IU Coach Kevin Wilson sat at the microphone after his team’s 45-24 loss to Iowa on Saturday, an expression of exhaustion on his face. He looked like a man whose spirit was crushed.
While he didn’t answer any questions regarding the decommitment of star recruit quarterback Gunner Kiel — NCAA rules prohibit Wilson from doing so — the football coach appeared to have more on his mind than just a fifth consecutive loss . He had to be thinking about the phone call he received Thursday night from the high school senior who was supposed to help him turn the IU football program around.
Kiel was a source of hope, a reason to keep believing things will get better during a season in which everything that’s happened suggests the team is actually getting worse.
Now, this hope might be gone before he ever even arrives in Bloomington.
Kiel’s decision isn’t stunning by any stretch. The rumors had been rampant for weeks, and many of us were surprised when he chose IU in the first place.
But his decision is incredibly sad.
It’s sad for an IU fan base that has waited far too long to see a winner.
It’s sad for IU Athletics Director Fred Glass, who has worked hard to help Wilson succeed.
And it’s sad for Wilson, who has experienced about as bad a first season in Bloomington as he possibly could.
The obvious question, and one I’m sure Wilson was asking himself again and again during the flight home from Iowa, is why would Kiel decommit now?
The obvious answer is he finally came to his senses and realized he was never going to win at IU.
That probably played a role, but I think there might be something more to it.
After Kiel waited so long to make his initial decision, there has to be. If he really opened his commitment because of the Hoosiers’ struggles this season, it doesn’t make sense to me. He had to expect they would struggle this year, especially with it being Wilson’s first season in Bloomington.
Maybe Kiel heard negative things about Wilson from his brother and current IU quarterback, Dusty Kiel.
Maybe he committed to IU thinking other top recruits would follow him, and it didn’t happen.

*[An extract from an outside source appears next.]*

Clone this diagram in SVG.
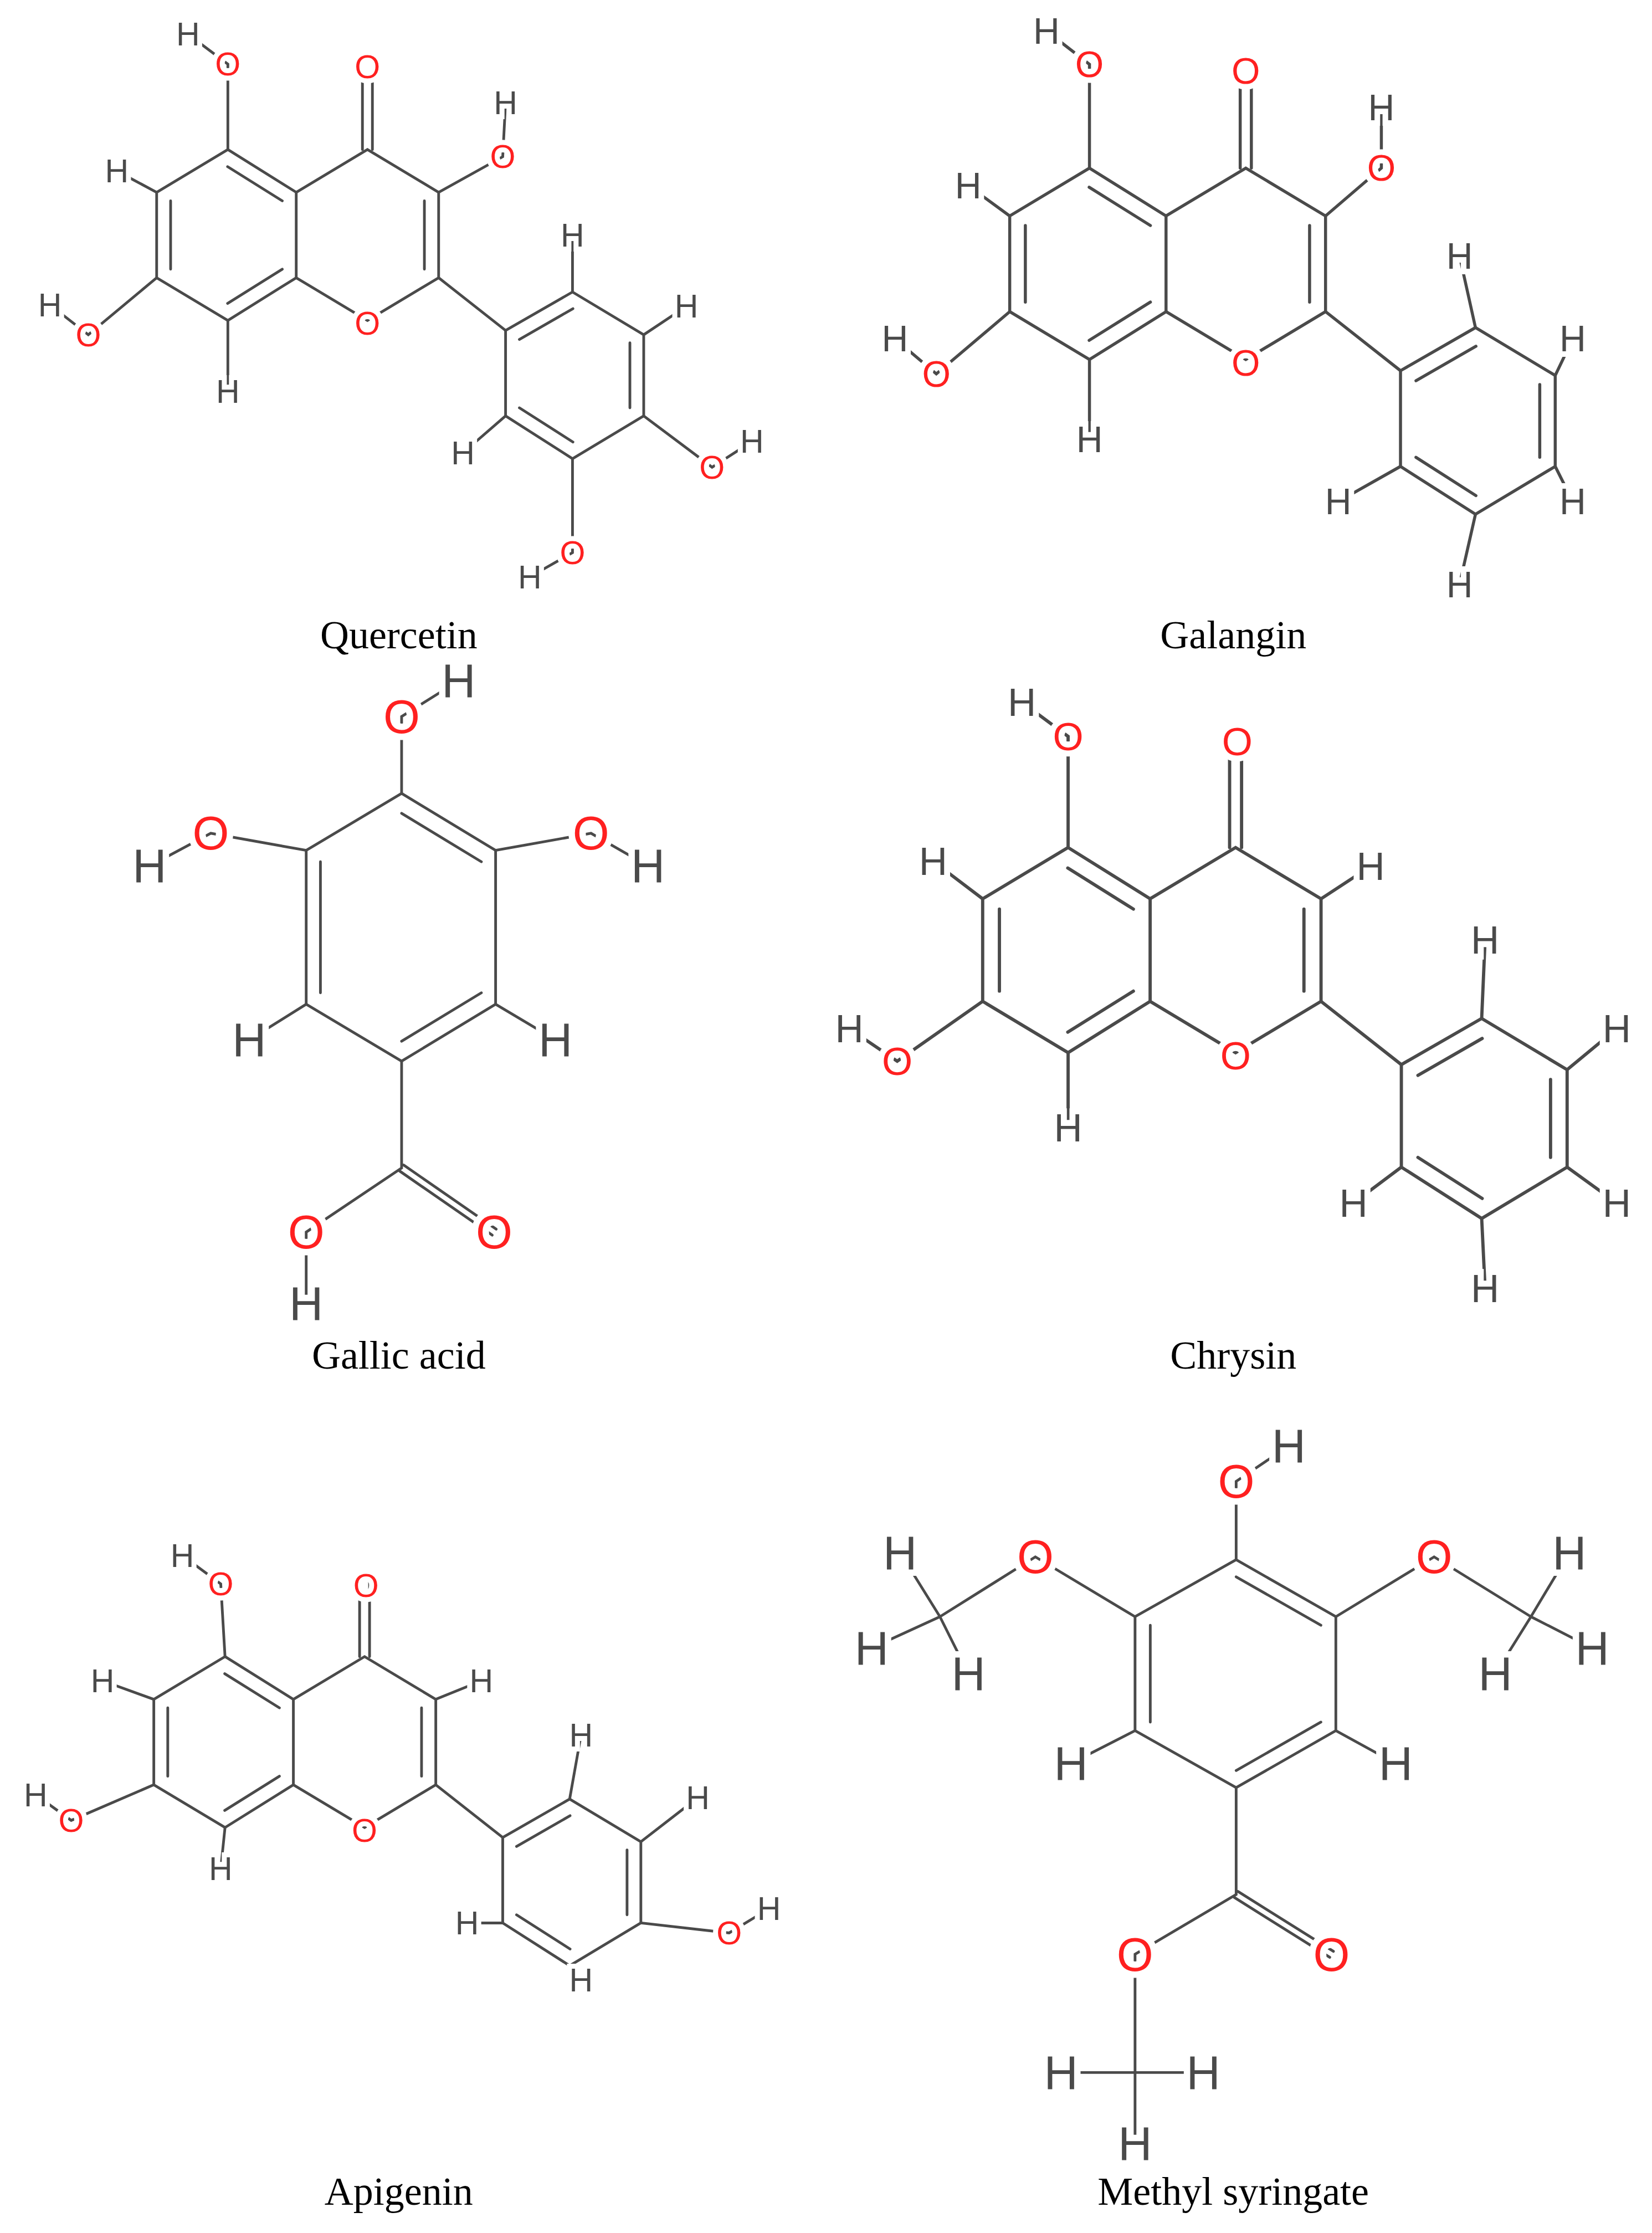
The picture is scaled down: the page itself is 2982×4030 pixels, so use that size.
<svg xmlns="http://www.w3.org/2000/svg" xmlns:xlink="http://www.w3.org/1999/xlink" width="2982" height="4030" viewBox="0 0 2982 4030">
<style>
.b{fill:none;stroke:#4a4a4a;stroke-width:1.9;stroke-linecap:round}
.l{font-family:"Liberation Sans",Arial,sans-serif;font-size:23px;text-anchor:middle;dominant-baseline:central;paint-order:stroke;stroke:#fff;stroke-width:7px}
.L{font-family:"Liberation Sans",Arial,sans-serif;font-size:33px;text-anchor:middle;dominant-baseline:central;paint-order:stroke;stroke:#fff;stroke-width:9px}
.o{fill:#ff2020}
.h{fill:#4a4a4a}
.n{font-family:"Liberation Serif","Times New Roman",serif;font-size:28px;text-anchor:middle;fill:#000}
</style>
<defs>
<g id="flav">
<polygon class="b" points="160,105 110,135 110,195 160,225 208,195 208,135"/>
<polyline class="b" points="208,135 258,105 308,135 308,195 258,225 208,195"/>
<path class="b" d="M119.8,141L119.8,189M159.8,213L198.2,189M198.2,141L159.8,117M298,141L298,189M254.5,105L254.5,50M261.5,105L261.5,50M308,195L355,232"/>
<polygon class="b" points="355,232 402,205 452,235 452,292 402,322 355,292"/>
<path class="b" d="M364.7,238.3L402.3,216.7M442.3,240.7L442.3,286.3M402.3,310.3L364.7,286.3"/>
<text class="l o" x="258" y="227">O</text>
</g>
</defs>
<rect width="2982" height="4030" fill="#fff"/>
<g transform="scale(2.5707)">
<g id="quercetin">
<path class="b" d="M160,105L160,45L132,24M308,135L353,110L355,72M110,135L82,120M110,195L62,235L35,214M160,225L160,275M402,205L402,165M452,235L482,215M452,292L500,328L528,310M402,322L402,388L372,405M355,292L325,318"/>
<use xlink:href="#flav"/>
<text class="l o" x="160" y="45">O</text><text class="l h" x="132" y="24">H</text>
<text class="l o" x="258" y="47">O</text>
<text class="l o" x="353" y="110">O</text><text class="l h" x="355" y="72">H</text>
<text class="l h" x="82" y="120">H</text>
<text class="l o" x="62" y="235">O</text><text class="l h" x="35" y="214">H</text>
<text class="l h" x="160" y="275">H</text>
<text class="l h" x="402" y="165">H</text>
<text class="l h" x="482" y="215">H</text>
<text class="l o" x="500" y="328">O</text><text class="l h" x="528" y="310">H</text>
<text class="l o" x="402" y="388">O</text><text class="l h" x="372" y="405">H</text>
<text class="l h" x="325" y="318">H</text>
<text class="n" x="280" y="455">Quercetin</text>
</g>
<g id="galangin">
<g transform="translate(765,118) scale(1.12) translate(-160,-105)">
<path class="b" d="M160,105L160,40L133,19M308,135L343,105L343,67M110,135L84,116M110,195L64,234L38,212M160,225L160,275M402,205L392,160M452,235L463,212M452,292L463,314M402,322L392,366M355,292L316,314"/>
<use xlink:href="#flav"/>
<text class="l o" x="160" y="40">O</text><text class="l h" x="133" y="19">H</text>
<text class="l o" x="258" y="44">O</text>
<text class="l o" x="343" y="105">O</text><text class="l h" x="343" y="67">H</text>
<text class="l h" x="84" y="116">H</text>
<text class="l o" x="64" y="234">O</text><text class="l h" x="38" y="212">H</text>
<text class="l h" x="160" y="275">H</text>
<text class="l h" x="392" y="160">H</text>
<text class="l h" x="463" y="212">H</text>
<text class="l h" x="463" y="314">H</text>
<text class="l h" x="392" y="366">H</text>
<text class="l h" x="316" y="314">H</text>
</g>
<text class="n" x="866" y="455">Galangin</text>
</g>
<g id="gallic_acid">
<polygon class="b" points="282,557 348,597 348,705 282,745 215,705 215,597"/>
<path class="b" d="M282,571L338,605M338,697L282,731M225,697L225,605M282,557L282,503L322,478M215,597L148,585L105,608M348,597L415,585L455,608M215,705L175,730M348,705L390,730M282,745L282,820L215,865L215,915M280.6,822.1L345.6,867.1M283.4,817.9L348.4,862.9"/>
<text class="L o" x="282" y="503">O</text><text class="L h" x="322" y="478">H</text>
<text class="L o" x="148" y="585">O</text><text class="L h" x="105" y="608">H</text>
<text class="L o" x="415" y="585">O</text><text class="L h" x="455" y="608">H</text>
<text class="L h" x="175" y="730">H</text><text class="L h" x="390" y="730">H</text>
<text class="L o" x="347" y="865">O</text>
<text class="L o" x="215" y="865">O</text><text class="L h" x="215" y="915">H</text>
<text class="n" x="280" y="961">Gallic acid</text>
</g>
<g id="chrysin">
<g transform="translate(750,595) scale(1.2) translate(-160,-105)">
<path class="b" d="M160,105L160,40L133,20M308,135L337,116M110,135L81,113M110,195L60,230L32,211M160,225L160,269M402,205L404,159M452,235L481,211M452,292L481,313M402,322L404,363M355,292L327,313"/>
<use xlink:href="#flav"/>
<text class="l o" x="160" y="40">O</text><text class="l h" x="133" y="20">H</text>
<text class="l o" x="259" y="43">O</text>
<text class="l h" x="337" y="116">H</text>
<text class="l h" x="81" y="113">H</text>
<text class="l o" x="60" y="230">O</text><text class="l h" x="32" y="211">H</text>
<text class="l h" x="160" y="269">H</text>
<text class="l h" x="404" y="159">H</text>
<text class="l h" x="481" y="211">H</text>
<text class="l h" x="481" y="313">H</text>
<text class="l h" x="404" y="363">H</text>
<text class="l h" x="327" y="313">H</text>
</g>
<text class="n" x="866" y="961">Chrysin</text>
</g>
<g id="apigenin">
<g transform="translate(-2,1058)">
<path class="b" d="M160,105L157,54L130,34M308,135L340,122M110,135L74,122M110,195L52,220L27,202M160,225L157,254M402,205L410,160M452,235L492,204M452,292L514,299L542,282M402,322L410,332M355,292L330,292"/>
<use xlink:href="#flav"/>
<text class="l o" x="157" y="54">O</text><text class="l h" x="130" y="34">H</text>
<text class="l o" x="259" y="55">O</text>
<text class="l h" x="340" y="122">H</text>
<text class="l h" x="74" y="122">H</text>
<text class="l o" x="52" y="220">O</text><text class="l h" x="27" y="202">H</text>
<text class="l h" x="157" y="254">H</text>
<text class="l h" x="410" y="160">H</text>
<text class="l h" x="492" y="204">H</text>
<text class="l o" x="514" y="299">O</text><text class="l h" x="542" y="282">H</text>
<text class="l h" x="410" y="332">H</text>
<text class="l h" x="330" y="292">H</text>
</g>
<text class="n" x="280" y="1548">Apigenin</text>
</g>
<g id="methyl_syringate">
<polygon class="b" points="868,1095 938,1135 938,1215 868,1255 797,1215 797,1135"/>
<path class="b" d="M868,1107L927.5,1141M927.5,1209L868,1243M807.7,1209L807.7,1141M868,1095L868,1040L905,1015M797,1135L727,1093L660,1135L632,1090M660,1135L612,1157M660,1135L680,1175M938,1135L1007,1093L1075,1135L1102,1090M1075,1135L1118,1157M1075,1135L1050,1175M797,1215L752,1238M938,1215L980,1238M868,1255L868,1330L797,1372L797,1455L745,1455M797,1455L845,1455M797,1455L797,1505M866.7,1332.1L933.7,1374.1M869.3,1327.9L936.3,1369.9"/>
<text class="L o" x="868" y="1040">O</text><text class="L h" x="905" y="1015">H</text>
<text class="L o" x="727" y="1093">O</text>
<text class="L h" x="632" y="1090">H</text><text class="L h" x="612" y="1157">H</text><text class="L h" x="680" y="1175">H</text>
<text class="L o" x="1007" y="1093">O</text>
<text class="L h" x="1102" y="1090">H</text><text class="L h" x="1118" y="1157">H</text><text class="L h" x="1050" y="1175">H</text>
<text class="L h" x="752" y="1238">H</text><text class="L h" x="980" y="1238">H</text>
<text class="L o" x="935" y="1372">O</text>
<text class="L o" x="797" y="1372">O</text>
<text class="L h" x="745" y="1455">H</text><text class="L h" x="845" y="1455">H</text><text class="L h" x="797" y="1505">H</text>
<text class="n" x="866" y="1548">Methyl syringate</text>
</g>
</g>
</svg>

Maybe he just changed his mind. Kids do that, you know.
We can speculate all we want, but we may never know the true reason. All Wilson and IU can do now is move forward with the players currently on the roster, as hard as that may be.
With Kiel no longer on the way, it looks like freshman Tre Roberson is the quarterback of the future. Judging from what we saw against the Hawkeyes, that might not be such a bad thing.
Roberson opened a lot of eyes in his first career start, a game in which he threw for 196 yards and ran for 82 more.
He showed incredible poise for such a young player. Roberson made several big third down throws and routinely escaped the pocket for positive yardage instead of taking a sack.
He’s not Kiel, but maybe he’s not so bad.
“The more he’s played the last two weeks, the better he’s practiced,” Wilson said. “He’s a very calm kid. He really hasn’t hurt us in any communication. He was decent. He’s got a lot of work to do to be a good player.”
I remember listening to Wilson speak at Big Ten Media Days in Chicago during the summer.
It was just days after Kiel had committed to IU, and Wilson was glowing. He seemed to talk with a certain swagger many of the players said he brought to the team before the season.
Some 12 weeks later, a portion of that swagger seems to be gone.
Wilson will certainly continue to say everything is fine and that he’s confident his future quarterback is on his roster. There’s nothing else he can do at this point.
But that doesn’t mean he isn’t incredibly disappointed.
Wilson had his heart ripped out by a certain high school quarterback’s decision. Now he must put back together his heart, and his program, one piece at a time.